Nepotism kills guild and Greedism kills company. If you get what I mean
All the ninja raiders, all the ninja raiders
Put your hands up
That, but also gear kills guilds.
I’ve been in a guild where we all leveled with each other, got to know each other for nearly a year. We were waiting for the next expansion to come, when it hit we all leveled up and geared together. The raid came out and we started trying for it and I think we got to week 4 when our guild leader and main tank got into a huge fight over some gear and the main tank left and then a bunch of people followed him. Then our guild leader basically disbanded the guild and took all of his alts out and joined something else while the rest of us are sitting there like “wtf just happened?” One night of raiding killed our year+ long guild.
Couldn’t have said it any better thank you.
Guild you’re most likely to make is one that dies when you lose interest in a few weeks.
We’ll see about that.
Well, no current AOTC, ancient grey parses in Amirdrassil. You have a long way to go. Without something uniting people, people tend to leave.
Then I better get started then.
Making a guild is hard work. (More so if you want it to be viable for anything.) Generally, don’t recommend it.
But if someone has enough friends, sometimes people decide collectively that every other guild sucks and make their own. And someone steps up to lead.
I’m no stranger to the burdens of leadership having endured them myself since highschool but I see no one else stepping up to the plate to try and fix things.
Unless you literally joined every single guild, surely, there’s ONE the fits what you want.
And if there isn’t, that’s usually more of a problem about you.
(But finding a good guild takes time, I wager far less than making one though.)
I’ve been playing for a long time at least since late TBC/Early Wrath throughout that time guilds have only gotten worse. I was in a guild sometime during MoP that never let anyone other than their clique raid then yelled at me for even mentioning starting a raid group with guildies other than their little group.
I agree with most of this. A lot of good guilds and even some of the great ones go belly up because the GM is just done dealing with the reasonability of running them. Many choose to just ghost them, then to announce them closing or passing leadership to someone they feel is fit to lead. (ie its my baby, and no one else can have it). So yes, they just abruptly die off.
As how hard it is to running a guild, I myself have ran 3 good guilds in retail since Wrath era. I have never had issue maintaining numbers in those guilds and only lately with a changes in rules as to how members could be from any realm and any fraction have I since merged all 3 guilds into one huge guild.
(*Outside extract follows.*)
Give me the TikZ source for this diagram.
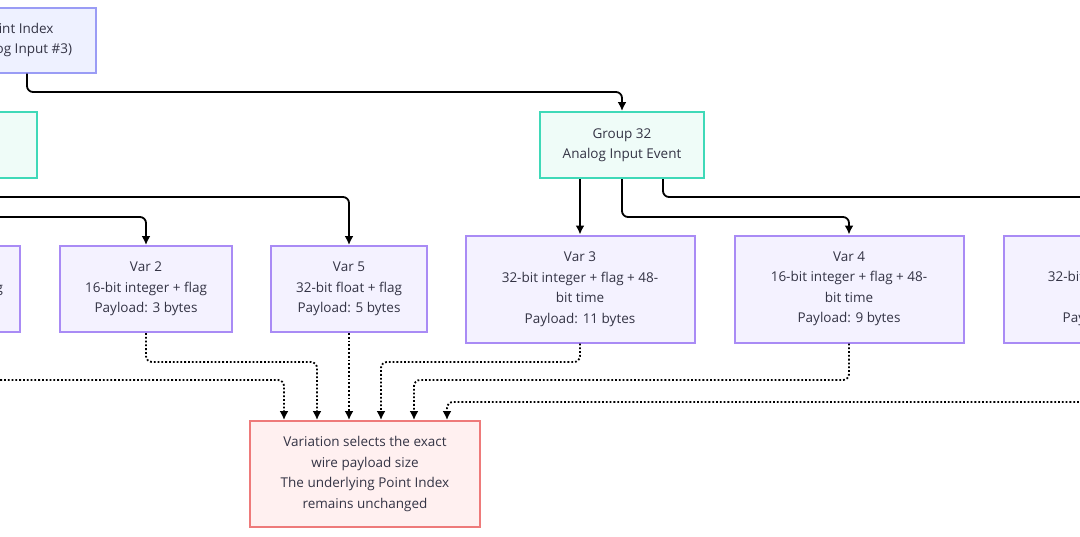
\documentclass[tikz,border=0pt]{standalone}
\usepackage{fontspec}
\setmainfont{Open Sans}
\usetikzlibrary{arrows.meta}
\definecolor{varFill}{HTML}{F4F2FF}
\definecolor{varLine}{HTML}{A98BF5}
\definecolor{grpFill}{HTML}{EFFCF8}
\definecolor{grpLine}{HTML}{3FD9B8}
\definecolor{idxFill}{HTML}{EEF1FF}
\definecolor{idxLine}{HTML}{9A9CF5}
\definecolor{noteFill}{HTML}{FFF0F0}
\definecolor{noteLine}{HTML}{EE7A7A}
\definecolor{txt}{HTML}{333344}
\tikzstyle{diagram}=[x=1pt, y=-1pt, font=\fontsize{13.5}{20.5}\selectfont, text=txt]
\tikzstyle{box}=[rectangle, draw, line width=2pt, align=center, inner sep=0pt]
\tikzstyle{idx}=[box, fill=idxFill, draw=idxLine, minimum width=156pt, minimum height=65pt]
\tikzstyle{grp}=[box, fill=grpFill, draw=grpLine, minimum width=164pt, minimum height=66pt]
\tikzstyle{var}=[box, fill=varFill, draw=varLine, minimum height=86pt]
\tikzstyle{varw}=[box, fill=varFill, draw=varLine, minimum width=229pt, minimum height=107pt]
\tikzstyle{note}=[box, fill=noteFill, draw=noteLine, minimum width=230pt, minimum height=106pt]
\tikzstyle{edge}=[line width=1.8pt, -{Latex[length=9pt,width=9pt]}, rounded corners=6pt]
\tikzstyle{dots}=[line width=1.8pt, dotted, -{Latex[length=9pt,width=9pt]}, rounded corners=6pt]
\begin{document}
\begin{tikzpicture}[diagram]
	\useasboundingbox (0,0) rectangle (1080,536);
	%% index and groups
	\draw (18,40) node[idx] (pidx) {Point Index\\(Analog Input \#3)};
	\draw (-45,145) node[grp] (g30) {Group 30\\Analog Input};
	\draw (622,145) node[grp] (g32) {Group 32\\Analog Input Event};
	%% variations
	\draw (-58,289) node[var, minimum width=156pt] (v1) {Var 1\\32-bit integer + flag\\Payload: 5 bytes};
	\draw (146,289) node[var, minimum width=172pt] (v2) {Var 2\\16-bit integer + flag\\Payload: 3 bytes};
	\draw (349,289) node[var, minimum width=156pt] (v5) {Var 5\\32-bit float + flag\\Payload: 5 bytes};
	\draw (580,289) node[varw] (v3) {Var 3\\32-bit integer + flag + 48-\\bit time\\Payload: 11 bytes};
	\draw (849,289) node[varw] (v4) {Var 4\\16-bit integer + flag + 48-\\bit time\\Payload: 9 bytes};
	\draw (1118,289) node[varw] (v7) {Var 7\\32-bit float + flag + 48-\\bit time\\Payload: 11 bytes};
	%% note
	\draw (365,474) node[note] (nt) {Variation selects the exact\\wire payload size\\The underlying Point Index\\remains unchanged};
	%%%%%%
	\draw[edge] (pidx.south -| 27,0) |- (622,92) -- (g32.north);
	\draw[edge] (g30.south) |- (146,217) -- (v2.north);
	\draw[edge] (g30.south -| -20,0) |- (349,197) -- (v5.north);
	\draw[edge] (g32.south -| v3.north) -- (v3.north);
	\draw[edge] (g32.south) |- (849,217) -- (v4.north);
	\draw[edge] (g32.south -| 663,0) |- (v7.north |- 0,197) -- (v7.north);
	%%%%%%
	\draw[dots] (v1.south) |- (284,380) -- (nt.north -| 284,0);
	\draw[dots] (v2.south) |- (317,362) -- (nt.north -| 317,0);
	\draw[dots] (v5.south) -- (nt.north -| 349,0);
	\draw[dots] (v3.south) |- (381,362) -- (nt.north -| 381,0);
	\draw[dots] (v4.south) |- (414,380) -- (nt.north -| 414,0);
	\draw[dots] (v7.south) |- (447,402) -- (nt.north -| 447,0);
\end{tikzpicture}
\end{document}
I also like on this toon am a part of another persons guilds that is a pretty good progressive raid guild, which the GM who runs its 100% his rules his way and has since BC retail. Does a very good job at it.
Every guild has it own style and its own purpose and goals. With that is the type of player they bring in. The GM can make it as stressful on themselves or not by simply laying out what the guild’s focus is and stick to it. In all my years I never found it really hard, those who become unhappy in my guilds I run, either they can leave on their own to find a better place they are happy or if they choose to become the fly in the ointment because of their discontent, then they are simply removed from the guild and sent on their way. No stress and no loss of sleep. Those whom remain loyal in my guild gets rewards, such as free shop items, xpacs, other games, they are also on live stream on the stream channel. A lot of perks are there for them. So vastly, most are very content to stay right where they are at having fun and enjoying the guild. And for me, its pretty easy to run it all these years.
But yes I can see where some stress themselves out, then become burned out. They either have the choice of passing the guild or watch it burn as a GM of it. No matter the quality of that guild.
This thread honestly makes me glad to be guildless.
Been thinking of joining a guild and meeting some WoW people
Last time I was in a guild was some time after Pandaria. My raid groups healer had a very attractive gf.
She’s my fiance now and the guild fell apart to unrelated drama… That still had to do with cliques and one bad actor with power.
It would be fun to go through the drama barrel. Maybe even find a new sub somewhere out there in Azeroth…
Nepotism is a double edged sword. It better ensures things like loyalty, back-scratching, etc. but if the people doing it are bad at what they do, it can bring down an entire empire (figurative or literal). Meritocracy is better for finding more skilled individuals, but it suffers from individuals often prioritizing self-interest. I have seen many solely merit-based guilds fall apart because something better came along and their best members jumped ship.
Nepotism should not be treated as a euphemism for corruption.
Prioritizing the feeding of my family to ensure their survival is certainly a healthy form of nepotism, correct? Or is nepotism just first world corruption?
The problem goes beyond WoW.
It might as well be because Nepotism on WoW is Nepotism gone too far.
You won’t be able to make a guild without showing some sort of preference towards people.